In order to figure out what scores we should give to tested products, we first needed a little information. When we test, we measure and play back sound for our battery test at the same volume across all models so we’re comparing apples to apples. While our test level is fairly high for most people, it’ll give a lot of people information they’re looking for.
We need to know how long most people listen to their headphones on a day-to-day basis. We posted a poll to twitter to gather results, and 5,120 people responded:
Music lovers: how long do you listen to your headphones each day?
— Android Authority (@AndroidAuth) August 7, 2018
Okay, so around 75% of respondents listen to music for three hours or less every day. Because we want to grab more people without setting an unrealistic goal, we set our midpoint for scoring at 4 hours. That means, if something lasts 4 hours in our battery test: we give it a score of 5/10.
We already knew most people sleep at night (and can therefore charge their headphones while they sleep) so if a product exceeds 20 hours, its increase in score starts to exponentially diminish as it approaches the maximum possible score. The difference between a battery life of 24 hours and 23 hours isn’t as big as the difference between a battery life of 2 and 3 hours, for example. Any products that can last over 20 hours will score in between 9/10 and 10/10.
Obviously, some product categories will score better or worse here, and we’re fine with that. By keeping all of our battery scores on the same metric, you can directly compare the scores across any product category.
How we quantify sound quality
By testing several metrics (some that we don’t post in reviews), we’re able to contextualize audio quality with math. While it may not always be the easiest to read, we only weigh results against their most likely tuning standards. Not every set of headphones is trying to sound the same as all the others, so it’s unfair to penalize them for something they’re not trying to do.
There is no one “ideal” response, so we try to give each product the best shot possible at being evaluated against their intended standard. Some of the standards we use include the Olive-Welti curves (in-ear, over-ear, loudspeaker), ISO 226:2003, and a simple studio response. From there, we punish deviations from the target (dotted red line) standards on an exponential scale, and where each deviation happens. Some companies have their own signature sound features like preventing ringing in harmonics and the like, and we don’t want to punish headphones for trying to help their users. However, we do have to draw the line somewhere, and we do punish detrimental swings in emphasis.
How we quantify connection quality
Remember way back when where we measured how well each Bluetooth codec handled audio quality and performance? Well, we were able to take that data and ballpark some scores for it. We obviously reward having more codecs available, and the scores reflect that. However, not all headphones pick more than two (usually SBC and one to two others). We also give the score a boost if wireless headphones offer a wired alternative, and so on.
How we quantify mic quality
Much like we do with sound quality, we measure the performance of the microphones in each product. From that data, we can automate certain scores about the sound quality of the microphone.
By narrowing our parameters to the normal voice band (50-4,000Hz), we can point out where each microphone falls short or excels.
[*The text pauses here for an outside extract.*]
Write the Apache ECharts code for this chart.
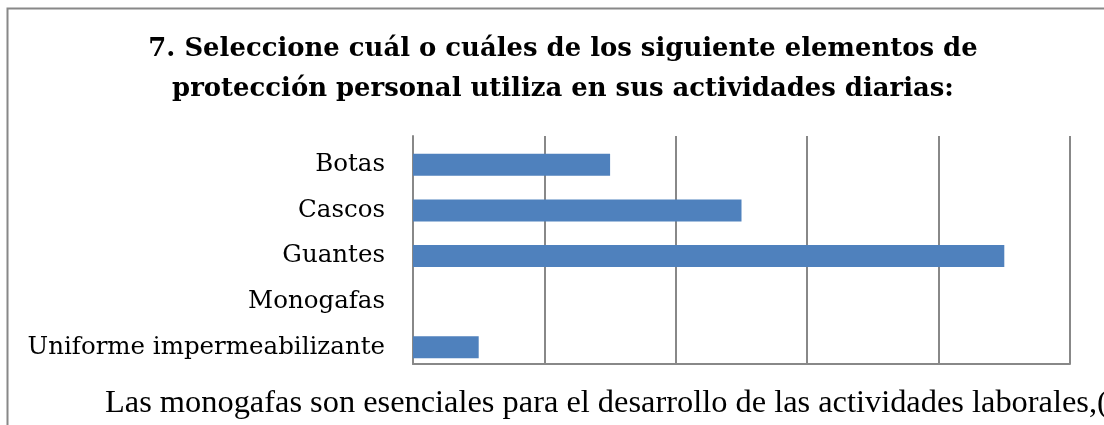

In order to demonstrate what each microphone sounds like, we also upload a short clip of us talking into it as proof of our scoring.
How we score isolation and noise canceling
Much like we score the sound of the products we review, we also score how well they destroy (or simply block out) outside noise. We contend this is one of the most important metrics for all people, so a little more work is involved in this score.
Because the lower notes are the most important ones, we weight isolation/attenuation in three tiers: 0-256Hz is weighed the most, followed by 257Hz to 2.04kHz, and then up to 20kHz. We do this because that first category can mask out a good portion of your music, while the highest notes are usually tougher to hear anyway.
After we feed our test data through our scoring program, we’re given a score and a chart to share with you, our readers. Because we don’t alter scores based on product category, sometimes standout products won’t score that high in metrics like isolation, even if they’re the king of their tiny mountain.
Of course, not all scores can be objectively reduced to simple numbers and equations. Things like design features, remote utility, and the like are getting more complicated by the day—so we have a staff of experts to rate these metrics. It’s really no more complicated than that. While we keep this type of score to an absolute minimum, it’s unwise to let it go unaddressed.
After all is said and done, the site’s backend will then average all the scores together and that will be the overall score. I caution everyone to put more effort into finding the individual scores that matter to you instead of relying on one overarching score, but we do attempt to contextualize a product in more ways than one in each review.
You might find that you personally don’t care so much about certain scores that we track. That’s okay! Just be sure to keep tabs on the ones you care about, because we try to make very granular assessments to help people along their personal audio journey.